■ WHAT YOU HAVE TO DO: Reproduce the material below line by line, beginning with its first line and ending with the line that contains "35, 40, 45];"; leave out pictures.
[Start DATA FOR PROCESSING]
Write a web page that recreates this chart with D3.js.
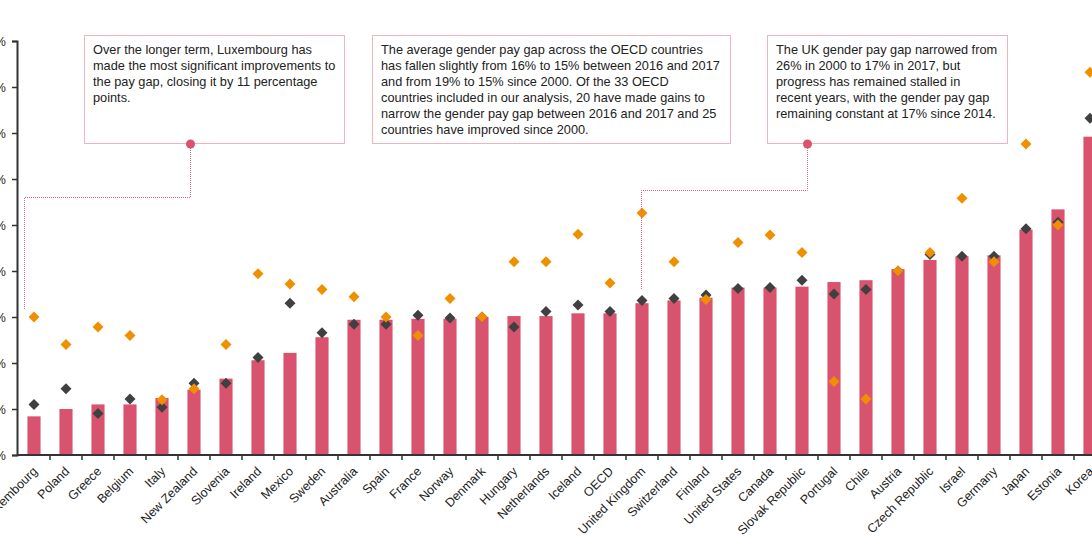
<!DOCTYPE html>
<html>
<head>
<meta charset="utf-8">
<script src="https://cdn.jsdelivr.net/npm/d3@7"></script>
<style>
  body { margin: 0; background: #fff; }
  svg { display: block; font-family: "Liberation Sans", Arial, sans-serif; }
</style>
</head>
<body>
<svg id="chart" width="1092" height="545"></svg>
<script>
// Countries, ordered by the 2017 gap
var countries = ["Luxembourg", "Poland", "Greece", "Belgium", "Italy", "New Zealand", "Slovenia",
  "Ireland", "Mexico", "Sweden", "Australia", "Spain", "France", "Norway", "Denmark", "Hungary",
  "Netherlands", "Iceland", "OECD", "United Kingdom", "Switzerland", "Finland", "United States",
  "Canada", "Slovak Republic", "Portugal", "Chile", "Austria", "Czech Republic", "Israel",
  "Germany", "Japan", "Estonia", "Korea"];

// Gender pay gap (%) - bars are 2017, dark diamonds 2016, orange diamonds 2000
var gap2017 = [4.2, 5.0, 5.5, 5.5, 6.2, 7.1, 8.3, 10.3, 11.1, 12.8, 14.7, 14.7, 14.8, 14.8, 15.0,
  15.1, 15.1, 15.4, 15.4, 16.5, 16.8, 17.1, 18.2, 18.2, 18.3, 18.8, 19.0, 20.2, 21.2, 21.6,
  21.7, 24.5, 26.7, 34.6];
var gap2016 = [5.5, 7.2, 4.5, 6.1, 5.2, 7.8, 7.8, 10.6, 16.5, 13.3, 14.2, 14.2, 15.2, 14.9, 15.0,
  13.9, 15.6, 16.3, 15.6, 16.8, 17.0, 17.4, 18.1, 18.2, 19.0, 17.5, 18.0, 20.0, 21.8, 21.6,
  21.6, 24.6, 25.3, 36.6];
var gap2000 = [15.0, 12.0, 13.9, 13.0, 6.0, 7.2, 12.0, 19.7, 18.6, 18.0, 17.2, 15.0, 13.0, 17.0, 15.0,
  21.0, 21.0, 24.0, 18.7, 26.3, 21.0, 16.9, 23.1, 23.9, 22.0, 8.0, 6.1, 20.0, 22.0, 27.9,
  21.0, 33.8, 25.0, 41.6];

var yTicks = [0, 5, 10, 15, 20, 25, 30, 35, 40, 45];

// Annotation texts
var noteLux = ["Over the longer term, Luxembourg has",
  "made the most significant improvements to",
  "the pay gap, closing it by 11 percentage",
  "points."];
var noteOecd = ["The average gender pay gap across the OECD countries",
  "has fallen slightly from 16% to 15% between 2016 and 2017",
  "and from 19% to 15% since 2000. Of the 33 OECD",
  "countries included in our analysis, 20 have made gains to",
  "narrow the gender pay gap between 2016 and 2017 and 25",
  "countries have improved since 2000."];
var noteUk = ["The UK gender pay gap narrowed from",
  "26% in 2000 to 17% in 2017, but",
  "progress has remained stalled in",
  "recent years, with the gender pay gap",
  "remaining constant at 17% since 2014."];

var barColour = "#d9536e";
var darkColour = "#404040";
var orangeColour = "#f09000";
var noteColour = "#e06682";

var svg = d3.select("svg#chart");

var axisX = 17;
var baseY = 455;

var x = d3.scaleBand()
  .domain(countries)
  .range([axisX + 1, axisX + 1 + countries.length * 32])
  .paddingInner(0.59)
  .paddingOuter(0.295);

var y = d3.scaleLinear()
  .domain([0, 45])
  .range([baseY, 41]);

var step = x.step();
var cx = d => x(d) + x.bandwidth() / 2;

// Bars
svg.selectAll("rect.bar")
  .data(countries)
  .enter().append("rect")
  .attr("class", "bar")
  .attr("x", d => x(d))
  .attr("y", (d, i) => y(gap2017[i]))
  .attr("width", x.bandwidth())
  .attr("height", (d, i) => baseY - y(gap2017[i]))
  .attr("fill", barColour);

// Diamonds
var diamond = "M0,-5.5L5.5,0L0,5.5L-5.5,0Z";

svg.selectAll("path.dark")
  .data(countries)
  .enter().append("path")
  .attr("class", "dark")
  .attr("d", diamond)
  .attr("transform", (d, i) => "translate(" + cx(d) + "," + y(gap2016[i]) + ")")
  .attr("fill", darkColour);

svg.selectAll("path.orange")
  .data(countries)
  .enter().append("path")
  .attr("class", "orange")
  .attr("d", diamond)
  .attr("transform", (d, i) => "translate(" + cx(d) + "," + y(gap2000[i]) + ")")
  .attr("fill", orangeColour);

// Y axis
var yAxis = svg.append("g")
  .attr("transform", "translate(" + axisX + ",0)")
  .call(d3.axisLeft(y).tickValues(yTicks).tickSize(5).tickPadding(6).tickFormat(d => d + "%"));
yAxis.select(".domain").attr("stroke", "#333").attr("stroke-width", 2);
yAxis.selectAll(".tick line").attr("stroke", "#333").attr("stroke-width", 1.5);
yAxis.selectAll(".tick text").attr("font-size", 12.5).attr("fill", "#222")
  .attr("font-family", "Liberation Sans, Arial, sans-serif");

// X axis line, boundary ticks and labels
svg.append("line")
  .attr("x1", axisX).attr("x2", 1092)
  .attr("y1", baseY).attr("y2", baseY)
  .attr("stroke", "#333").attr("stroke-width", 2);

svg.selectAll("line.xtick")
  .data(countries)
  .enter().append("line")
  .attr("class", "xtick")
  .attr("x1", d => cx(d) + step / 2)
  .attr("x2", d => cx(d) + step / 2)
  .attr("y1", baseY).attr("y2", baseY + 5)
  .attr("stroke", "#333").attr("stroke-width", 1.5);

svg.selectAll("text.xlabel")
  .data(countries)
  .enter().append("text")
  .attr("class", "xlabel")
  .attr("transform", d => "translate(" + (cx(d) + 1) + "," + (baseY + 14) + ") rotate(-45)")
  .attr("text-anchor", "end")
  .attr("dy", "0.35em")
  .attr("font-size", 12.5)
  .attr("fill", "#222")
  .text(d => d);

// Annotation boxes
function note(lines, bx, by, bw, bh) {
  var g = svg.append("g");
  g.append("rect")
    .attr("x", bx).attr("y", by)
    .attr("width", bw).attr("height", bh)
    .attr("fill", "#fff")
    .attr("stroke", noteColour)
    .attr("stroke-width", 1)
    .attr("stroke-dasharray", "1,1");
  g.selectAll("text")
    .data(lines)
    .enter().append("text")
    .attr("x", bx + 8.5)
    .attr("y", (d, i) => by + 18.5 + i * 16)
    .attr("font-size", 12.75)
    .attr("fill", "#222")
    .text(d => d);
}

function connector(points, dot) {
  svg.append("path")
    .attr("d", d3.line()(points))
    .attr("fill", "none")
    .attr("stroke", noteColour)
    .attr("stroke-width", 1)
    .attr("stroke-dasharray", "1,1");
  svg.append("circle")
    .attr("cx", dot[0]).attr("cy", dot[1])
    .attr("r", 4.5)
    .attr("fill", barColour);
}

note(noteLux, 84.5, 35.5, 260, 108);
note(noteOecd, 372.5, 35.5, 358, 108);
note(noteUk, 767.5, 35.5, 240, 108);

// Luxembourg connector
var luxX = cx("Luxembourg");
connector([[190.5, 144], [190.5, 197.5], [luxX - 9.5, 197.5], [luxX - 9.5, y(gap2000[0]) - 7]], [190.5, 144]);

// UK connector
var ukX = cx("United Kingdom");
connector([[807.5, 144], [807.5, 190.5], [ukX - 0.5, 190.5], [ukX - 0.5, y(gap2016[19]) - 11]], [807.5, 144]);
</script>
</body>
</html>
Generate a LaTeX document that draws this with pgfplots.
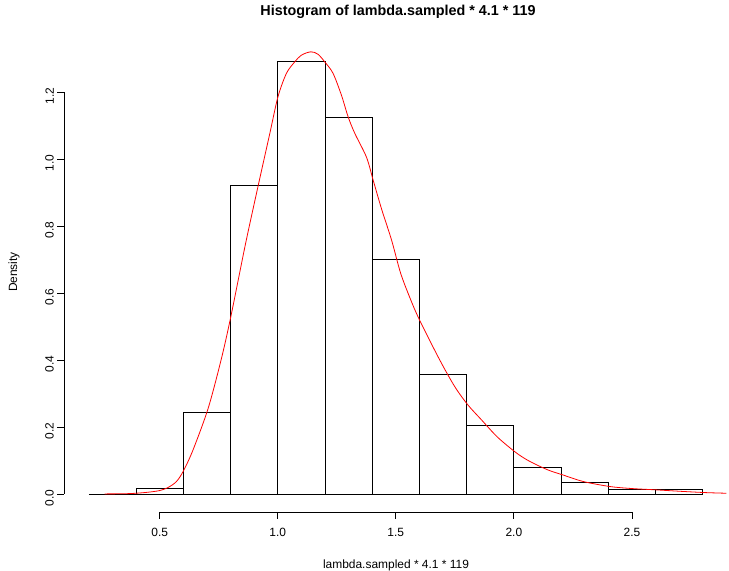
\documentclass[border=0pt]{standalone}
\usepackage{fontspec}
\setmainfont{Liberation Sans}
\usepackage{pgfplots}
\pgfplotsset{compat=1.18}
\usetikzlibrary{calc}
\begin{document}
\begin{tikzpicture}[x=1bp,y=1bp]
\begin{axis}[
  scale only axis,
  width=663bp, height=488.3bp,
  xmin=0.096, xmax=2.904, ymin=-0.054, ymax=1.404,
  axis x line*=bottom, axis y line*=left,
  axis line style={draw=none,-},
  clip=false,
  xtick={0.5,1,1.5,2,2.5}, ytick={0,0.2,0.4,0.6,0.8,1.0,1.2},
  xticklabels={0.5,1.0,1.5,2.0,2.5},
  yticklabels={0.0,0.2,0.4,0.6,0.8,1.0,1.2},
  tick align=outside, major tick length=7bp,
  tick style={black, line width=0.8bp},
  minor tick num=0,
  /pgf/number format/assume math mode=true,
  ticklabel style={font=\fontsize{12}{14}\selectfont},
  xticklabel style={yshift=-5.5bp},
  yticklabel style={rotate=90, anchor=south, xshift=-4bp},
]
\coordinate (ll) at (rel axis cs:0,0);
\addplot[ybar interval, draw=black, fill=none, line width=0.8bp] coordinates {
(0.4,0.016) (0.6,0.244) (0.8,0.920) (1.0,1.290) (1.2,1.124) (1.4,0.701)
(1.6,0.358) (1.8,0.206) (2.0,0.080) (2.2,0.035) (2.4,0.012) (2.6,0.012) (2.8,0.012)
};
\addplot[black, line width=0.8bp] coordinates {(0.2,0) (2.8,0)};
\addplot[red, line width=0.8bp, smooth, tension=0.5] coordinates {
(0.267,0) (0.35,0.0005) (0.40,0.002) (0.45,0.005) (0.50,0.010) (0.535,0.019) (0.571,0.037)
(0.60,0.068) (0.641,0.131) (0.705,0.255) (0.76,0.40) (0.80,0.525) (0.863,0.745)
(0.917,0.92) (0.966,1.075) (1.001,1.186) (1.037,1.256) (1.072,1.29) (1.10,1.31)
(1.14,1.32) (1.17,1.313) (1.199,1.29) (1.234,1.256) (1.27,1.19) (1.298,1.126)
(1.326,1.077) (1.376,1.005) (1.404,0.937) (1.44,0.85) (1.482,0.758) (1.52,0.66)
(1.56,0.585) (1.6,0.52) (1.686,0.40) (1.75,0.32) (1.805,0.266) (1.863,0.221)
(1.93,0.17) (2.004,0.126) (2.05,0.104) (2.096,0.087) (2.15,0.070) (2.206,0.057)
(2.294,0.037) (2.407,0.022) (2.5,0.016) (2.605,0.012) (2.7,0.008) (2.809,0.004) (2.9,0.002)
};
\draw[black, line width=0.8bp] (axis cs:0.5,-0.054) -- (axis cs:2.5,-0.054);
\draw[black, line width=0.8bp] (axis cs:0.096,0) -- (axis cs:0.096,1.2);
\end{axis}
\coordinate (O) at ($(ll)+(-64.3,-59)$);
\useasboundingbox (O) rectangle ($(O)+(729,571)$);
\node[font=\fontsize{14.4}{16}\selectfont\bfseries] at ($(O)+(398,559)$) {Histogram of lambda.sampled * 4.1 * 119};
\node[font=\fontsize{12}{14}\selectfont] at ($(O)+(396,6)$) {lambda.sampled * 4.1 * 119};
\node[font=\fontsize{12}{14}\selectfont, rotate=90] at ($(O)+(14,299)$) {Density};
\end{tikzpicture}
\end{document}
[End DATA FOR PROCESSING]
■ OUTPUT FOR THIS EXERCISE:
Write a web page that recreates this chart with D3.js.
<!DOCTYPE html>
<html>
<head>
<meta charset="utf-8">
<script src="https://cdn.jsdelivr.net/npm/d3@7"></script>
<style>
  body { margin: 0; background: #fff; }
  svg { display: block; font-family: "Liberation Sans", Arial, sans-serif; }
</style>
</head>
<body>
<svg id="chart" width="1092" height="545"></svg>
<script>
// Countries, ordered by the 2017 gap
var countries = ["Luxembourg", "Poland", "Greece", "Belgium", "Italy", "New Zealand", "Slovenia",
  "Ireland", "Mexico", "Sweden", "Australia", "Spain", "France", "Norway", "Denmark", "Hungary",
  "Netherlands", "Iceland", "OECD", "United Kingdom", "Switzerland", "Finland", "United States",
  "Canada", "Slovak Republic", "Portugal", "Chile", "Austria", "Czech Republic", "Israel",
  "Germany", "Japan", "Estonia", "Korea"];

// Gender pay gap (%) - bars are 2017, dark diamonds 2016, orange diamonds 2000
var gap2017 = [4.2, 5.0, 5.5, 5.5, 6.2, 7.1, 8.3, 10.3, 11.1, 12.8, 14.7, 14.7, 14.8, 14.8, 15.0,
  15.1, 15.1, 15.4, 15.4, 16.5, 16.8, 17.1, 18.2, 18.2, 18.3, 18.8, 19.0, 20.2, 21.2, 21.6,
  21.7, 24.5, 26.7, 34.6];
var gap2016 = [5.5, 7.2, 4.5, 6.1, 5.2, 7.8, 7.8, 10.6, 16.5, 13.3, 14.2, 14.2, 15.2, 14.9, 15.0,
  13.9, 15.6, 16.3, 15.6, 16.8, 17.0, 17.4, 18.1, 18.2, 19.0, 17.5, 18.0, 20.0, 21.8, 21.6,
  21.6, 24.6, 25.3, 36.6];
var gap2000 = [15.0, 12.0, 13.9, 13.0, 6.0, 7.2, 12.0, 19.7, 18.6, 18.0, 17.2, 15.0, 13.0, 17.0, 15.0,
  21.0, 21.0, 24.0, 18.7, 26.3, 21.0, 16.9, 23.1, 23.9, 22.0, 8.0, 6.1, 20.0, 22.0, 27.9,
  21.0, 33.8, 25.0, 41.6];

var yTicks = [0, 5, 10, 15, 20, 25, 30, 35, 40, 45];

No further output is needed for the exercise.